Так хочется надеяться на лучшее. На то, что все пройдет, что боль отступит, а я больше никогда не почувствую, каково это, любить не взаимно. Каково это, когда с тобой играют, манипулируют тобой, привязывают. А потом выбрасывают, словно ненужную вещь

Я справлюсь. Я обязательно справлюсь. Я не одна.

* * *

— Здравствуйте, — открываю ветхую дверь в кабинет гинеколога. — Можно…

— Ой, заходи уже! Не стой на пороге! — выкрикивает полная женщина за сорок, не поднимая головы.

Аленка предупреждала, что эта врачиха окажется не самой дружелюбной, но я не ожидала, что все будет настолько плохо. Ее темные брови вразлет вот-вот сомкнутся на переносице от негодования. В прошлый раз я немного оторопела от её резкости, сегодня уже знаю, чего от неё ожидать.

В первый приём, когда я вставала на учет, она накричала на меня, что я пришла только на десятой неделе, очень неаккуратно проверяла мое здоровье, не говоря о том, что у меня осталась небольшая гематома после сдачи анализа крови и неприятный осадок после сдачи генетического анализа. Но это все ерунда. Ради моего малыша я потерплю и такое отношение.

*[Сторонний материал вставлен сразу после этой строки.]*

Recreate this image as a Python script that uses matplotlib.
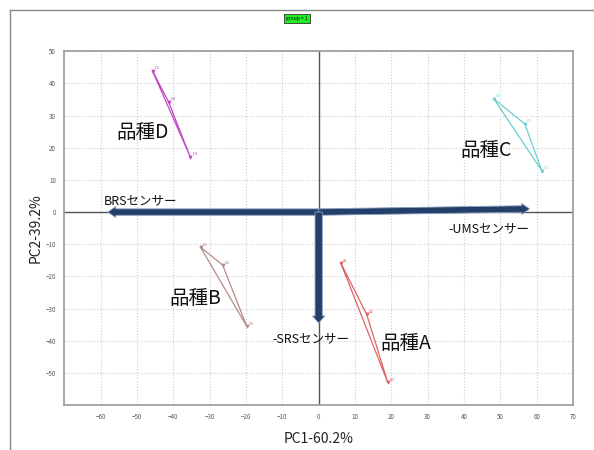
import matplotlib
matplotlib.use("Agg")
import matplotlib.pyplot as plt
from matplotlib.patches import FancyArrow

plt.rcParams['font.family'] = ['Noto Sans CJK JP', 'DejaVu Sans']

# PCA scores (3 samples per variety)
groups = ['品種A', '品種B', '品種C', '品種D']
pc1 = {
    '品種A': [6.1, 13.2, 19.0],
    '品種B': [-32.5, -26.4, -19.8],
    '品種C': [48.2, 56.7, 61.4],
    '品種D': [-45.7, -41.3, -35.3],
}
pc2 = {
    '品種A': [-15.9, -31.8, -53.0],
    '品種B': [-10.9, -16.5, -35.5],
    '品種C': [35.2, 27.4, 12.8],
    '品種D': [43.9, 34.3, 17.1],
}
point_ids = {
    '品種A': ['A1', 'A2', 'A3'],
    '品種B': ['B1', 'B2', 'B3'],
    '品種C': ['C1', 'C2', 'C3'],
    '品種D': ['D1', 'D2', 'D3'],
}
colors = {'品種A': '#e06464', '品種B': '#b98a8a', '品種C': '#6ccfcf', '品種D': '#c04cc0'}
label_pos = {'品種A': (24, -40.8), '品種B': (-33.9, -26.8), '品種C': (46, 19.3), '品種D': (-48.5, 24.6)}

# sensor loading arrows
sensors = ['BRSセンサー', '-UMSセンサー', '-SRSセンサー']
sensor_dx = [-58, 58, 0]
sensor_dy = [0, 1, -34.5]
sensor_text = [(-49, 3.6), (46.8, -5.3), (-2.2, -39.3)]

fig = plt.figure(figsize=(5.94, 4.5), dpi=100)
ax = fig.add_axes([0.108, 0.1, 0.857, 0.786])

# outer frame lines
fig.add_artist(plt.Line2D([0.017, 0.017], [0, 0.978], color='#888888', lw=1))
fig.add_artist(plt.Line2D([0.017, 1.0], [0.978, 0.978], color='#888888', lw=1))

# green group badge
fig.text(0.5, 0.958, 'group = 1', fontsize=3.5, ha='center', va='center',
         bbox=dict(boxstyle='square,pad=0.4', fc='#22ee22', ec='#333333', lw=0.6))

ax.set_xlim(-70, 70)
ax.set_ylim(-60, 50)
ax.set_xticks(range(-60, 71, 10))
ax.set_yticks(range(-50, 51, 10))
ax.tick_params(labelsize=4.5, colors='#555555', length=0, pad=6)
ax.grid(True, ls=':', color='#cccccc', lw=0.8)
for s in ax.spines.values():
    s.set_color('#999999')
    s.set_linewidth(1.2)
ax.axhline(0, color='#555555', lw=1)
ax.axvline(0, color='#555555', lw=1)

for g in groups:
    xs = pc1[g] + [pc1[g][0]]
    ys = pc2[g] + [pc2[g][0]]
    ax.plot(xs, ys, color=colors[g], lw=0.9)
    ax.scatter(pc1[g], pc2[g], color=colors[g], s=3, marker='v', zorder=3)
    for x, y, pid in zip(pc1[g], pc2[g], point_ids[g]):
        ax.text(x + 0.5, y + 0.5, pid, fontsize=3, color=colors[g])
    lx, ly = label_pos[g]
    ax.text(lx, ly, g, fontsize=14, ha='center', va='center', color='#111111')

for name, dx, dy, (tx, ty) in zip(sensors, sensor_dx, sensor_dy, sensor_text):
    arr = FancyArrow(0, 0, dx, dy, width=2.0, head_width=3.4, head_length=2.2,
                     length_includes_head=True, fc='#24406a', ec='#8aa0c0', lw=0.6, zorder=4)
    ax.add_patch(arr)
    ax.text(tx, ty, name, fontsize=9, ha='center', va='center', color='#111111')

ax.set_xlabel('PC1-60.2%', fontsize=10, color='#222222', labelpad=8)
ax.set_ylabel('PC2-39.2%', fontsize=10, color='#222222', labelpad=2)

fig.savefig('out.png', dpi=100)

— Ну и что ты сидишь? Рассказывай! — отрывается гинеколог от записей. — Анализы сдавала?

— Я? Да, конечно! Вы на прошлой неделе меня посылали.

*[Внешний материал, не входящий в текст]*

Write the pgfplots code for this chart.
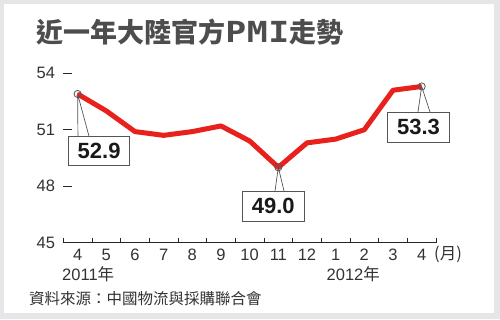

— Уже лучше. Кто ты у нас? Богатова?

От произнесённой фамилии мое тело цепенеет, а дыхание резко останавливается. Мама когда-то настояла на смене фамилии, чтобы мы выглядели одной семьей. Я не сопротивлялась, прислушалась к требованию матери. Только «крепкая» семья распалась после нашего позора. После моего позора. Я не знаю, что происходит с ними, как они живут. Наверное, счастливы, что избавились от проблемы.